▼
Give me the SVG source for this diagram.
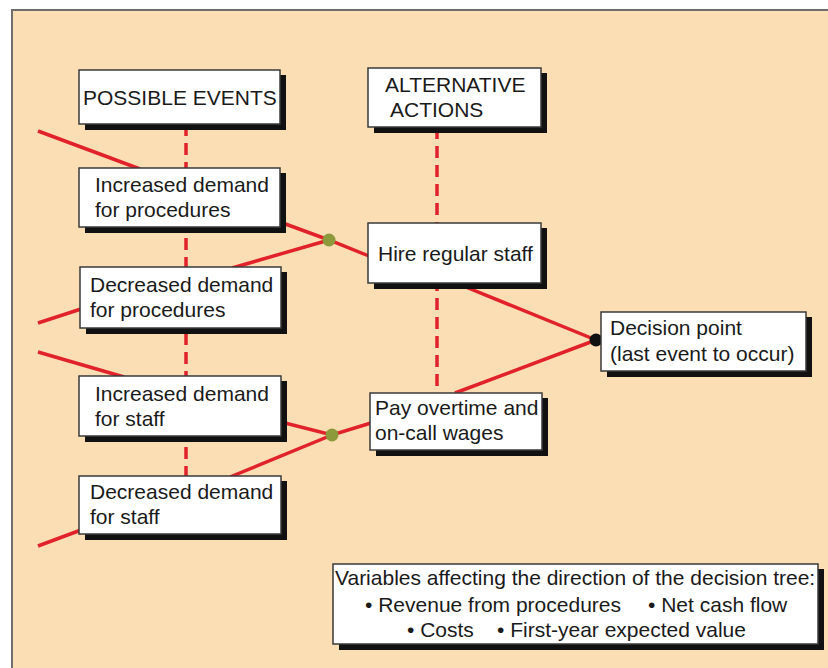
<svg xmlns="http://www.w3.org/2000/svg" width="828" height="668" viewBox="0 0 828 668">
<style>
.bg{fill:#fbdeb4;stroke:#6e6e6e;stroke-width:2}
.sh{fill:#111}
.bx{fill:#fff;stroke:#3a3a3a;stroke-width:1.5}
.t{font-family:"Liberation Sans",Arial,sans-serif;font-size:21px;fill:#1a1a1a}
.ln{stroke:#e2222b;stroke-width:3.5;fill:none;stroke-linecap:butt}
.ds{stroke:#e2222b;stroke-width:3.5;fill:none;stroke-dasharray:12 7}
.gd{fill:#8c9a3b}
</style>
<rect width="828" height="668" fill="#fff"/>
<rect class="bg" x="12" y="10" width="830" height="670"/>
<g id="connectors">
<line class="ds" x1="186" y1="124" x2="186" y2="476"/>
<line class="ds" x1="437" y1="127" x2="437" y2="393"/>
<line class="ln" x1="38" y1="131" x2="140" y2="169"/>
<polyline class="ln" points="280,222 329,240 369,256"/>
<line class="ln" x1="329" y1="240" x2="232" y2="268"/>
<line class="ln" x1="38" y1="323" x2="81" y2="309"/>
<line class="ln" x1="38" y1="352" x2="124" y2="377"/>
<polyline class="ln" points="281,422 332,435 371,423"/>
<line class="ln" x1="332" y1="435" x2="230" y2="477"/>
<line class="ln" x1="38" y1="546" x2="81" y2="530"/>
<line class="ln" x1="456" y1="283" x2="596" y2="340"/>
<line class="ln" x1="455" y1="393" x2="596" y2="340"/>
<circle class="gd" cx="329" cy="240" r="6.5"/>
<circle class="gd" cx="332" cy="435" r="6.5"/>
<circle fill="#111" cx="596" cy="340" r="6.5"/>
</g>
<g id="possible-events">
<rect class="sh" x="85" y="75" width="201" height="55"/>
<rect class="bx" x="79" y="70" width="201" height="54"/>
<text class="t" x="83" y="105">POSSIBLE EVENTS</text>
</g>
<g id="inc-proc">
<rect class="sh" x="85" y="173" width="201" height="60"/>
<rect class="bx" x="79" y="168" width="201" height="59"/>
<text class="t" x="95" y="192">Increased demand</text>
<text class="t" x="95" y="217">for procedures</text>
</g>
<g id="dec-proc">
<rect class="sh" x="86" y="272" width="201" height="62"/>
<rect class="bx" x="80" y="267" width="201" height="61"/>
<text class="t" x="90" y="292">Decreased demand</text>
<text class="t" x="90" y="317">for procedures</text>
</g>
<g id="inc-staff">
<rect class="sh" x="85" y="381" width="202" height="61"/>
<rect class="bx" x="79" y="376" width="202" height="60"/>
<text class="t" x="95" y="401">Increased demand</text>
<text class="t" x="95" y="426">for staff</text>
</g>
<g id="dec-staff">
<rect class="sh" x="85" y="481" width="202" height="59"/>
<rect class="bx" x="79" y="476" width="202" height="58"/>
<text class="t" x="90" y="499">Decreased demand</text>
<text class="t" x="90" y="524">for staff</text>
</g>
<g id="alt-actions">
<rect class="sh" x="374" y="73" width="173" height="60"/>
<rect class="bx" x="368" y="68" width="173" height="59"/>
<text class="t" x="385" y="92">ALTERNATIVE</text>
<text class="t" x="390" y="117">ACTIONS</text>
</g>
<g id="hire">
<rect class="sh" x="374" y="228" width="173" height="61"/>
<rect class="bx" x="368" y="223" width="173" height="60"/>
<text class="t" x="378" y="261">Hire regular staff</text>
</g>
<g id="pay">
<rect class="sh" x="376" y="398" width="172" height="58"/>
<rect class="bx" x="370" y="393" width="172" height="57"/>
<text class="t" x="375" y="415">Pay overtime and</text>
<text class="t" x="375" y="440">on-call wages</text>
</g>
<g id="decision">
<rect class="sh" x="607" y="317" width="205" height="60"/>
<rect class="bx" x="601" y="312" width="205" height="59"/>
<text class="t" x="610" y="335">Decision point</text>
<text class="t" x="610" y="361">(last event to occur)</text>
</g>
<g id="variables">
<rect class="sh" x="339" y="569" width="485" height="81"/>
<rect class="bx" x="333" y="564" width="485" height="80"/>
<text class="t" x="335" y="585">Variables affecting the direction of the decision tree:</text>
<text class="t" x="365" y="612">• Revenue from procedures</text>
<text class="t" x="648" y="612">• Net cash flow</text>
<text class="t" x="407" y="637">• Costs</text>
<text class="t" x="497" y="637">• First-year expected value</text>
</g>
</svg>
▲
## Requirement
Reproduce the listing word for word and omit its pictures.

## Response for this exercise
Give me the SVG source for this diagram.
<svg xmlns="http://www.w3.org/2000/svg" width="828" height="668" viewBox="0 0 828 668">
<style>
.bg{fill:#fbdeb4;stroke:#6e6e6e;stroke-width:2}
.sh{fill:#111}
.bx{fill:#fff;stroke:#3a3a3a;stroke-width:1.5}
.t{font-family:"Liberation Sans",Arial,sans-serif;font-size:21px;fill:#1a1a1a}
.ln{stroke:#e2222b;stroke-width:3.5;fill:none;stroke-linecap:butt}
.ds{stroke:#e2222b;stroke-width:3.5;fill:none;stroke-dasharray:12 7}
.gd{fill:#8c9a3b}
</style>
<rect width="828" height="668" fill="#fff"/>
<rect class="bg" x="12" y="10" width="830" height="670"/>
<g id="connectors">
<line class="ds" x1="186" y1="124" x2="186" y2="476"/>
<line class="ds" x1="437" y1="127" x2="437" y2="393"/>
<line class="ln" x1="38" y1="131" x2="140" y2="169"/>
<polyline class="ln" points="280,222 329,240 369,256"/>
<line class="ln" x1="329" y1="240" x2="232" y2="268"/>
<line class="ln" x1="38" y1="323" x2="81" y2="309"/>
<line class="ln" x1="38" y1="352" x2="124" y2="377"/>
<polyline class="ln" points="281,422 332,435 371,423"/>
<line class="ln" x1="332" y1="435" x2="230" y2="477"/>
<line class="ln" x1="38" y1="546" x2="81" y2="530"/>
<line class="ln" x1="456" y1="283" x2="596" y2="340"/>
<line class="ln" x1="455" y1="393" x2="596" y2="340"/>
<circle class="gd" cx="329" cy="240" r="6.5"/>
<circle class="gd" cx="332" cy="435" r="6.5"/>
<circle fill="#111" cx="596" cy="340" r="6.5"/>
</g>
<g id="possible-events">
<rect class="sh" x="85" y="75" width="201" height="55"/>
<rect class="bx" x="79" y="70" width="201" height="54"/>
<text class="t" x="83" y="105">POSSIBLE EVENTS</text>
</g>
<g id="inc-proc">
<rect class="sh" x="85" y="173" width="201" height="60"/>
<rect class="bx" x="79" y="168" width="201" height="59"/>
<text class="t" x="95" y="192">Increased demand</text>
<text class="t" x="95" y="217">for procedures</text>
</g>
<g id="dec-proc">
<rect class="sh" x="86" y="272" width="201" height="62"/>
<rect class="bx" x="80" y="267" width="201" height="61"/>
<text class="t" x="90" y="292">Decreased demand</text>
<text class="t" x="90" y="317">for procedures</text>
</g>
<g id="inc-staff">
<rect class="sh" x="85" y="381" width="202" height="61"/>
<rect class="bx" x="79" y="376" width="202" height="60"/>
<text class="t" x="95" y="401">Increased demand</text>
<text class="t" x="95" y="426">for staff</text>
</g>
<g id="dec-staff">
<rect class="sh" x="85" y="481" width="202" height="59"/>
<rect class="bx" x="79" y="476" width="202" height="58"/>
<text class="t" x="90" y="499">Decreased demand</text>
<text class="t" x="90" y="524">for staff</text>
</g>
<g id="alt-actions">
<rect class="sh" x="374" y="73" width="173" height="60"/>
<rect class="bx" x="368" y="68" width="173" height="59"/>
<text class="t" x="385" y="92">ALTERNATIVE</text>
<text class="t" x="390" y="117">ACTIONS</text>
</g>
<g id="hire">
<rect class="sh" x="374" y="228" width="173" height="61"/>
<rect class="bx" x="368" y="223" width="173" height="60"/>
<text class="t" x="378" y="261">Hire regular staff</text>
</g>
<g id="pay">
<rect class="sh" x="376" y="398" width="172" height="58"/>
<rect class="bx" x="370" y="393" width="172" height="57"/>
<text class="t" x="375" y="415">Pay overtime and</text>
<text class="t" x="375" y="440">on-call wages</text>
</g>
<g id="decision">
<rect class="sh" x="607" y="317" width="205" height="60"/>
<rect class="bx" x="601" y="312" width="205" height="59"/>
<text class="t" x="610" y="335">Decision point</text>
<text class="t" x="610" y="361">(last event to occur)</text>
</g>
<g id="variables">
<rect class="sh" x="339" y="569" width="485" height="81"/>
<rect class="bx" x="333" y="564" width="485" height="80"/>
<text class="t" x="335" y="585">Variables affecting the direction of the decision tree:</text>
<text class="t" x="365" y="612">• Revenue from procedures</text>
<text class="t" x="648" y="612">• Net cash flow</text>
<text class="t" x="407" y="637">• Costs</text>
<text class="t" x="497" y="637">• First-year expected value</text>
</g>
</svg>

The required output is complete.